**Task instructions**
Omit all pictures. Copy the rest of the material exactly.

###

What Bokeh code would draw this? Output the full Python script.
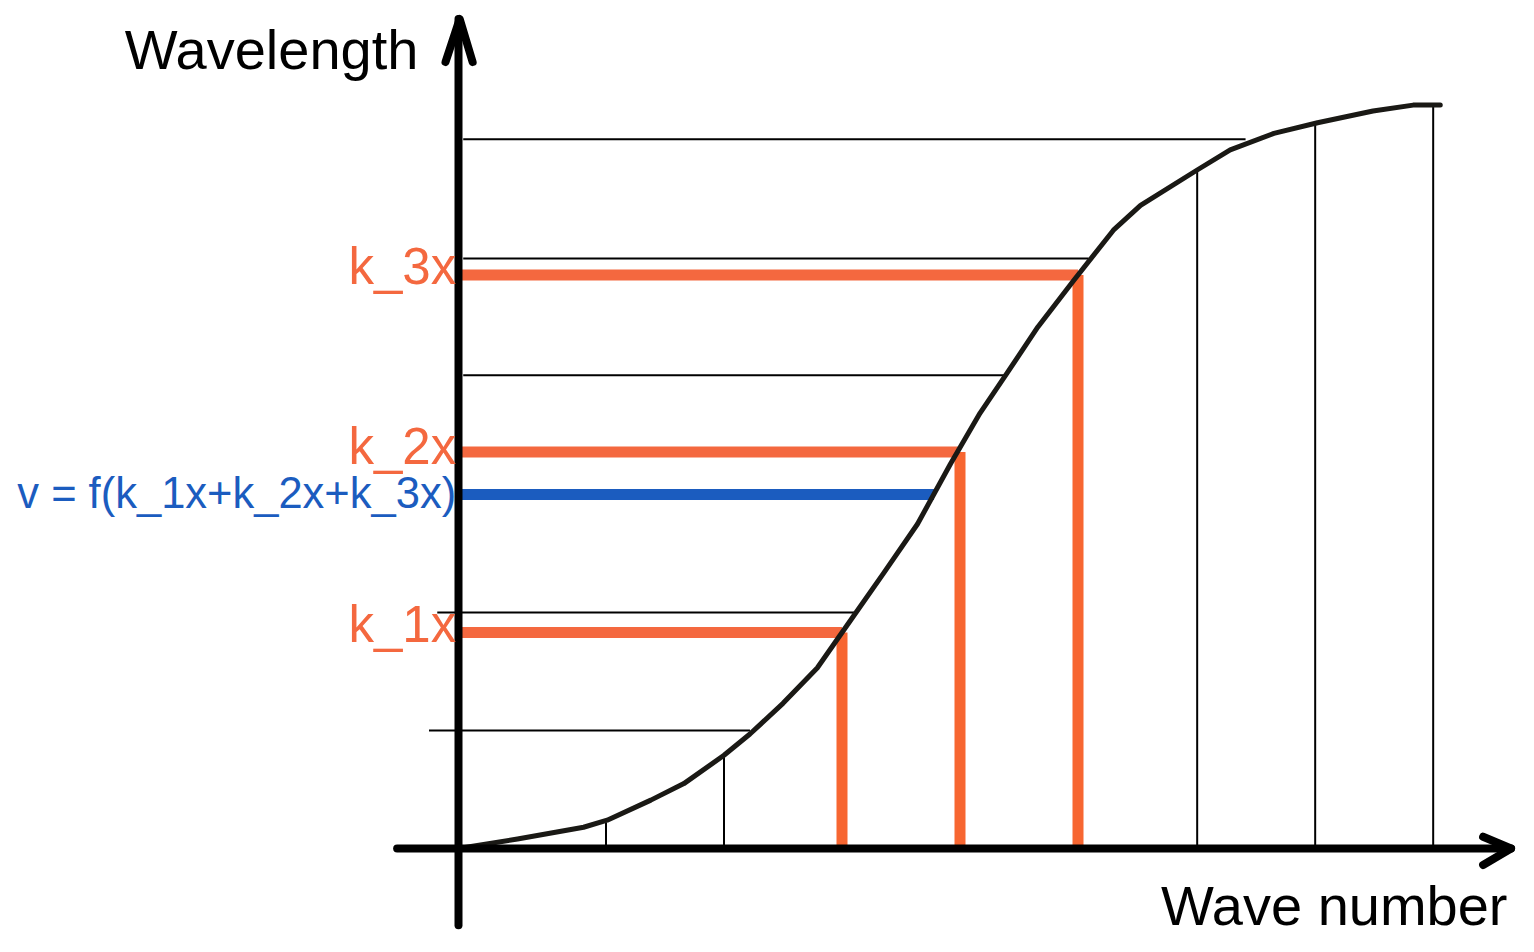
from bokeh.plotting import figure
from bokeh.models import Range1d
from bokeh.core.properties import value
from bokeh.embed import file_html
from bokeh.resources import INLINE

# ---- data (units: one grid step) ----
curve_x = [0.0, 0.50, 1.06, 1.26, 1.63, 1.91, 2.25, 2.47, 2.75, 3.04, 3.32, 3.60, 3.89,
           4.17, 4.42, 4.65, 4.91, 5.21, 5.55, 5.78, 6.26, 6.54, 6.91, 7.28, 7.75, 8.09, 8.32]
curve_y = [0.0, 0.08, 0.18, 0.24, 0.41, 0.55, 0.79, 0.97, 1.23, 1.53, 1.93, 2.33, 2.75,
           3.26, 3.69, 4.03, 4.42, 4.81, 5.24, 5.45, 5.75, 5.92, 6.06, 6.15, 6.25, 6.30, 6.30]

grid_v_x = [1.25, 2.25, 6.26, 7.26, 8.26]
grid_v_top = [0.22, 0.79, 5.75, 6.15, 6.30]

grid_h_y = [1.0, 2.0, 4.01, 5.0, 6.01]
grid_h_x0 = [-0.25, -0.18, 0.04, 0.04, 0.04]
grid_h_x1 = [2.47, 3.36, 4.64, 5.34, 6.67]

k_labels = ["k_1x", "k_2x", "k_3x"]
k_x = [3.25, 4.25, 5.25]
k_y = [1.83, 3.36, 4.86]
k_label_y = [1.90, 3.41, 4.93]

v_label = "v = f(k_1x+k_2x+k_3x)"
v_y = 3.0
v_x_end = 4.03
v_label_y = 3.01

x_axis_span = [-0.52, 8.92]
y_axis_span = [-0.65, 7.03]

x_title = "Wave number"
y_title = "Wavelength"

ORANGE_H = "#F4683F"
ORANGE_V = "#F76631"
BLUE = "#1B5CBF"
INK = "#1A1915"

p = figure(width=1518, height=936, output_backend="svg", toolbar_location=None,
           x_range=Range1d(-3.88136, 8.98305), y_range=Range1d(-0.74576, 7.18644),
           min_border=0, outline_line_color=None, background_fill_color="white",
           border_fill_color="white")
p.axis.visible = False
p.grid.visible = False

# thin grid lines
p.segment(x0=grid_v_x, y0=[0] * len(grid_v_x), x1=grid_v_x, y1=grid_v_top,
          line_color="black", line_width=2)
p.segment(x0=grid_h_x0, y0=grid_h_y, x1=grid_h_x1, y1=grid_h_y,
          line_color="black", line_width=2)

# orange construction lines
p.segment(x0=[0] * 3, y0=k_y, x1=k_x, y1=k_y, line_color=ORANGE_H, line_width=11)
p.segment(x0=k_x, y0=[0] * 3, x1=k_x, y1=k_y, line_color=ORANGE_V, line_width=11)

# blue line
p.segment(x0=[0], y0=[v_y], x1=[v_x_end], y1=[v_y], line_color=BLUE, line_width=11)

# curve
p.line(curve_x, curve_y, line_color=INK, line_width=5, line_cap="round", line_join="round")

# axes
p.line(x_axis_span, [0, 0], line_color="black", line_width=8, line_cap="round")
p.line([0, 0], y_axis_span, line_color="black", line_width=8, line_cap="round")
xt = x_axis_span[1]
p.line([xt - 0.237, xt, xt - 0.237], [0.10, 0, -0.14], line_color="black",
       line_width=8, line_cap="round", line_join="round")
yt = y_axis_span[1]
p.line([-0.11, 0.01, 0.12], [yt - 0.365, yt, yt - 0.365], line_color="black",
       line_width=8, line_cap="round", line_join="round")

FONT = value("Liberation Sans")

p.text(x=[-0.34], y=[6.77], text=[y_title], text_font=FONT, text_font_size="56px",
       text_color="black", text_align="right", text_baseline="alphabetic")
p.text(x=[8.89], y=[-0.48], text=[x_title], text_font=FONT, text_font_size="56px",
       text_color="black", text_align="right", text_baseline="alphabetic")
p.text(x=[-0.02] * 3, y=k_label_y, text=k_labels, text_font=FONT, text_font_size="51px",
       text_color=ORANGE_H, text_align="right", text_baseline="alphabetic")
p.text(x=[-0.02], y=[v_label_y], text=[v_label], text_font=FONT, text_font_size="43.5px",
       text_color=BLUE, text_align="right", text_baseline="alphabetic")

open("out.html", "w").write(file_html(p, INLINE))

###

**Task output**
What Bokeh code would draw this? Output the full Python script.
from bokeh.plotting import figure
from bokeh.models import Range1d
from bokeh.core.properties import value
from bokeh.embed import file_html
from bokeh.resources import INLINE

# ---- data (units: one grid step) ----
curve_x = [0.0, 0.50, 1.06, 1.26, 1.63, 1.91, 2.25, 2.47, 2.75, 3.04, 3.32, 3.60, 3.89,
           4.17, 4.42, 4.65, 4.91, 5.21, 5.55, 5.78, 6.26, 6.54, 6.91, 7.28, 7.75, 8.09, 8.32]
curve_y = [0.0, 0.08, 0.18, 0.24, 0.41, 0.55, 0.79, 0.97, 1.23, 1.53, 1.93, 2.33, 2.75,
           3.26, 3.69, 4.03, 4.42, 4.81, 5.24, 5.45, 5.75, 5.92, 6.06, 6.15, 6.25, 6.30, 6.30]

grid_v_x = [1.25, 2.25, 6.26, 7.26, 8.26]
grid_v_top = [0.22, 0.79, 5.75, 6.15, 6.30]

grid_h_y = [1.0, 2.0, 4.01, 5.0, 6.01]
grid_h_x0 = [-0.25, -0.18, 0.04, 0.04, 0.04]
grid_h_x1 = [2.47, 3.36, 4.64, 5.34, 6.67]

k_labels = ["k_1x", "k_2x", "k_3x"]
k_x = [3.25, 4.25, 5.25]
k_y = [1.83, 3.36, 4.86]
k_label_y = [1.90, 3.41, 4.93]

v_label = "v = f(k_1x+k_2x+k_3x)"
v_y = 3.0
v_x_end = 4.03
v_label_y = 3.01

x_axis_span = [-0.52, 8.92]
y_axis_span = [-0.65, 7.03]

x_title = "Wave number"
y_title = "Wavelength"

ORANGE_H = "#F4683F"
ORANGE_V = "#F76631"
BLUE = "#1B5CBF"
INK = "#1A1915"

p = figure(width=1518, height=936, output_backend="svg", toolbar_location=None,
           x_range=Range1d(-3.88136, 8.98305), y_range=Range1d(-0.74576, 7.18644),
           min_border=0, outline_line_color=None, background_fill_color="white",
           border_fill_color="white")
p.axis.visible = False
p.grid.visible = False

# thin grid lines
p.segment(x0=grid_v_x, y0=[0] * len(grid_v_x), x1=grid_v_x, y1=grid_v_top,
          line_color="black", line_width=2)
p.segment(x0=grid_h_x0, y0=grid_h_y, x1=grid_h_x1, y1=grid_h_y,
          line_color="black", line_width=2)

# orange construction lines
p.segment(x0=[0] * 3, y0=k_y, x1=k_x, y1=k_y, line_color=ORANGE_H, line_width=11)
p.segment(x0=k_x, y0=[0] * 3, x1=k_x, y1=k_y, line_color=ORANGE_V, line_width=11)

# blue line
p.segment(x0=[0], y0=[v_y], x1=[v_x_end], y1=[v_y], line_color=BLUE, line_width=11)

# curve
p.line(curve_x, curve_y, line_color=INK, line_width=5, line_cap="round", line_join="round")

# axes
p.line(x_axis_span, [0, 0], line_color="black", line_width=8, line_cap="round")
p.line([0, 0], y_axis_span, line_color="black", line_width=8, line_cap="round")
xt = x_axis_span[1]
p.line([xt - 0.237, xt, xt - 0.237], [0.10, 0, -0.14], line_color="black",
       line_width=8, line_cap="round", line_join="round")
yt = y_axis_span[1]
p.line([-0.11, 0.01, 0.12], [yt - 0.365, yt, yt - 0.365], line_color="black",
       line_width=8, line_cap="round", line_join="round")

FONT = value("Liberation Sans")

p.text(x=[-0.34], y=[6.77], text=[y_title], text_font=FONT, text_font_size="56px",
       text_color="black", text_align="right", text_baseline="alphabetic")
p.text(x=[8.89], y=[-0.48], text=[x_title], text_font=FONT, text_font_size="56px",
       text_color="black", text_align="right", text_baseline="alphabetic")
p.text(x=[-0.02] * 3, y=k_label_y, text=k_labels, text_font=FONT, text_font_size="51px",
       text_color=ORANGE_H, text_align="right", text_baseline="alphabetic")
p.text(x=[-0.02], y=[v_label_y], text=[v_label], text_font=FONT, text_font_size="43.5px",
       text_color=BLUE, text_align="right", text_baseline="alphabetic")

open("out.html", "w").write(file_html(p, INLINE))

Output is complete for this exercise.